So Keisha, the sole remaining original member of the Sugababes was pushed out in a blaze of tweets. The powers that be felt she no longer met the requirements to be in one of Britain’s premier girl groups… and replace her with Jade ‘Eurovision’ Ewen.
Watching the fiasco unfold made me realise that musicians are actually no more than brands; they act in the same way and employ age old business strategies. The Sugababes are just a band using a brand extension strategy to try and prolong their product life cycle.
Music emotionally connects with you. It touches places you never knew existed and retrieves lost memories. Brands work in exactly the same way; be it Coca-Cola, Adidas or M&S we don’t just think of the product when their name is mentioned, we think of things associated with them – the stories, the times we have used them and our experiences. Brands, like music, connect with you on a personal level.
Brands (and bands) go through life cycles (as the Sugababes have shown). The time before the 1st album is the development phase. Then launch is the 1st album, swiftly followed by the growth stage as record sales increase and the royalties start to trickle (or flow) in. Then as the artist reaches maturity they invest in extension strategies to prolong their time at the top; new albums, new genres, new line-ups, collaborations.
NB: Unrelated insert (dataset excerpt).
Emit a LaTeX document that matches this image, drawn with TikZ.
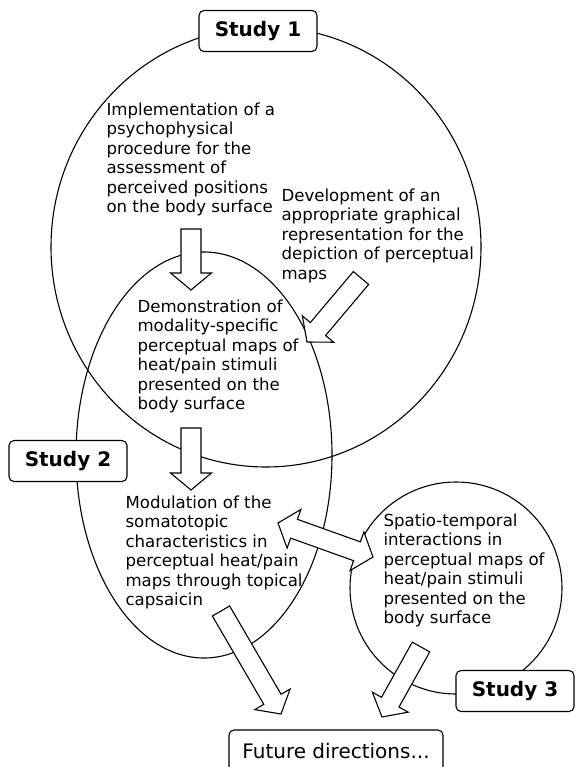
\documentclass[tikz,border=0pt]{standalone}
\usepackage{fontspec}
\setmainfont{DejaVu Sans}
\usetikzlibrary{calc,positioning}

% wide arrow from #1 to #2 (tip at #2)
\newcommand{\blockarrow}[2]{%
  \coordinate (hd) at ($(#2)!17pt!(#1)$);
  \filldraw[bigarrow] ($(#1)!10pt!90:(#2)$) -- ($(hd)!10pt!-90:(#1)$) -- ($(hd)!20.5pt!-90:(#1)$) -- (#2)
    -- ($(hd)!20.5pt!90:(#1)$) -- ($(hd)!10pt!90:(#1)$) -- ($(#1)!10pt!-90:(#2)$) -- cycle;}
% wide arrow with two tips
\newcommand{\doublearrow}[2]{%
  \coordinate (hda) at ($(#1)!17pt!(#2)$);
  \coordinate (hdb) at ($(#2)!17pt!(#1)$);
  \filldraw[bigarrow] (#1) -- ($(hda)!20.5pt!90:(#2)$) -- ($(hda)!10pt!90:(#2)$) -- ($(hdb)!10pt!-90:(#1)$)
    -- ($(hdb)!20.5pt!-90:(#1)$) -- (#2) -- ($(hdb)!20.5pt!90:(#1)$) -- ($(hdb)!10pt!90:(#1)$)
    -- ($(hda)!10pt!-90:(#2)$) -- ($(hda)!20.5pt!-90:(#2)$) -- cycle;}

\begin{document}
\begin{tikzpicture}[x=1pt, y=-1pt, line width=1.1pt]

\tikzset{txt/.style={align=left,inner sep=0pt,anchor=north west,font=\fontsize{16.6}{19.5}\selectfont},
studybox/.style={draw,fill=white,rounded corners=5pt,minimum width=118pt,minimum height=41pt,inner sep=2pt,font=\fontsize{20}{24}\selectfont\bfseries},
futurebox/.style={studybox,minimum width=214pt,minimum height=42pt,font=\fontsize{20}{24}\selectfont},
bigarrow/.style={draw,fill=white,line join=miter}}

\useasboundingbox (0,0) rectangle (575,767);

% Studies
\coordinate (c1) at (266,247);
\coordinate (c2) at (204,455);
\coordinate (c3) at (456,588);
\draw (c1) ellipse [x radius=215pt, y radius=220pt];
\draw (c2) ellipse [x radius=128pt, y radius=203pt];
\draw (c3) circle [radius=106pt];

% Texts
\node[txt] (impl) at (106,102) {Implementation of a\\psychophysical\\procedure for the\\assessment of\\perceived positions\\on the body surface};
\node[txt] (devel) at (281,188) {Development of an\\appropriate graphical\\representation for the\\depiction of perceptual\\maps};
\node[txt] (demo) at (137,299) {Demonstration of\\modality-specific\\perceptual maps of\\heat/pain stimuli\\presented on the\\body surface};
\node[txt] (modul) at (125,495) {Modulation of the\\somatotopic\\characteristics in\\perceptual heat/pain\\maps through topical\\capsaicin};
\node[txt] (spatio) at (383,513) {Spatio-temporal\\interactions in\\perceptual maps of\\heat/pain stimuli\\presented on the\\body surface};

% Arrows
\coordinate (a1s) at (191,229); \coordinate (a1e) at (191,290);
\coordinate (a2s) at (191,428); \coordinate (a2e) at (191,490);
\coordinate (a3s) at (361,278); \coordinate (a3e) at (307,342);
\coordinate (a4s) at (278,523); \coordinate (a4e) at (373,557);
\coordinate (a5s) at (221,611); \coordinate (a5e) at (281,714);
\coordinate (a6s) at (421,647); \coordinate (a6e) at (382,717);
\blockarrow{a1s}{a1e}
\blockarrow{a2s}{a2e}
\blockarrow{a3s}{a3e}
\doublearrow{a4s}{a4e}
\blockarrow{a5s}{a5e}
\blockarrow{a6s}{a6e}

% Labels
\node[studybox] (study1) at (258,31) {Study 1};
\node[studybox] (study2) at (68,461) {Study 2};
\node[studybox] (study3) at (515,691) {Study 3};
\node[futurebox] (future) at (336,751) {Future directions...};

\end{tikzpicture}
\end{document}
What makes the Sugababes example so pertinent is the grotesque blatantness of it all. Siobhan left to create Sugababes 2.0, followed by Mutya leaving to create Sugababes 3.0 (with Heidi and Amelle being brought in respectively). The brand kept on changing while the product remained the more or less the same. However the latest incarnation, Sugababes 4.0, booting out Keisha for Jade, is perhaps the most extreme action because brand ‘Sugababes’ is now more important than the people in the group (the ingredients).
With strong brands sometimes the ingredients are very important as Coke learnt upon the release of ‘New Coke.’ In 1985, Coca-Cola under increasing pressure from Pepsi released ‘New Coke,’ which used an entirely new recipe. The result? Catastrophic FAIL. The response was so bad they had to apologise and re-launch the original flavour as ‘the real thing.’ Will the same happen to the Sugababes with a whole new line-up as they try to stave off competition from The Pussycat Dolls, Electric Red and other sexy, sassy US R&B girl groups?
The answer no one knows for sure, all we do know is that the Sugababe brand will live on unless the latest re-brand goes the way of New Coke. One major problem however, unlike Coca-Cola, it will be extremely difficult for the Sugababes to return to the ‘real thing.’
Another thing brands have a tendency to do is race after the most popular thing of the moment which may be the reason for brining in Jade because she is ‘friends’ with the little one from JLS. Jade, be careful because if JLS lose their halo and you don’t develop yourself beyond My Man you will be following Keisha out the door and Sugababes 5.0 created…now who remembers Tab Clear!